September 17, 2012
Communicating competitive intelligence, assuming that you have to deliver to anyone but yourself, is a fairly delicate matter. You have to keep in mind that it involves communicating conclusions, which other people may take as facts, which they are not. You also have to be aware of the fact that you must exercise extreme caution in identifying and quoting individuals that you interviewed, for fear of causing difficulty for them. It is not that you did or that they did anything improper, it is just that it is better to avoid difficulties by not causing them in the first place.
But, the biggest problem in the communication of that intelligence is often the use of language. By that I do not mean the choice of language, but the use of terms of art. These terms of art may be unique to particular business, a scientific discipline, or even a company. Worse still is our use of abbreviations, acronyms and the like.
In a course that I’ve taught on communicating competitive intelligence, I often put up a slide based on one developed by a client. The slide is literally papered with acronyms, abbreviations and other shorthand to the point where it is almost unintelligible. In fact, looking at it last time, I could not fully translate all of it for the class – and I had been involved in the research that generated this report!
The reason? In attempting to be a member of the in crowd, this individual, communicating with his/her peers at the client, made the presentation almost impossible to understand by (A) others outside the small circle involved with this project, and (B) others who might read it merely months later and not be intimately aware of the entire competitive scene at that precise moment.

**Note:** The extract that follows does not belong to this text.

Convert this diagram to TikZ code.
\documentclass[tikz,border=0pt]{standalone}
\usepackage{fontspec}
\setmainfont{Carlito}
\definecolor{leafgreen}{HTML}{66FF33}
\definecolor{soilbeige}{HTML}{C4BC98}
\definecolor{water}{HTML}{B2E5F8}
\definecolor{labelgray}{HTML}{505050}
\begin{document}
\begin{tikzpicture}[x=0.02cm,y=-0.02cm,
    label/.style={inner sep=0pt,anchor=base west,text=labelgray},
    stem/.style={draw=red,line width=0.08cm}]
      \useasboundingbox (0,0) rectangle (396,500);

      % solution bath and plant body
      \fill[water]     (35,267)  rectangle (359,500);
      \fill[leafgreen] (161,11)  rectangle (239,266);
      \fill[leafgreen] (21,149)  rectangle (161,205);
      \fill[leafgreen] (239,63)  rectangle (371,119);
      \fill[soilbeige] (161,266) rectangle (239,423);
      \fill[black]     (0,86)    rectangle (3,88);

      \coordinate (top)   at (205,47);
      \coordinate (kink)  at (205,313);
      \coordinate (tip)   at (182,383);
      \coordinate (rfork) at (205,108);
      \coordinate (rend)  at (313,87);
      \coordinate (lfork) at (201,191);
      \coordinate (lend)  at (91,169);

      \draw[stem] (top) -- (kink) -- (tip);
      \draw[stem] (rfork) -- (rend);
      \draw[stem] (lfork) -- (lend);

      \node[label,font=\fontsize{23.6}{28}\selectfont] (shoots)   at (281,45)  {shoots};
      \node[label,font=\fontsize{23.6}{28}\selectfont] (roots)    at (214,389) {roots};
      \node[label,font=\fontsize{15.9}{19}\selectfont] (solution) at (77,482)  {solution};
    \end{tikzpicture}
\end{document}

To put it more accurately, once the document was prepared, it became virtually useless because it required someone to explain it. That is not the essence of communicating competitive intelligence. Your job is not to show your mastery of the English language, or a scientific discipline, or the slang used by the marketing or research and development departments. In fact, using acronyms and abbreviations can often conceal rather than reveal the essence of your intelligence findings.
In addition, you face another serious problem: the misuse of these arcane languages. For example, mistyping an acronym ATO as ATC or ITO is something that will slip past your spellchecker. But to your audience, it will either indicate an entirely different statement than the one you intended to make and/or indicate that, frankly, you do not know what you are talking about
“Speak English!’ said the Eaglet. ‘I don’t know the meaning of half those long words, and I don’t believe you do either!” ― Lewis Carroll, Alice in Wonderland.
It is better to err on the side of simplicity than to be viewed as a simpleton.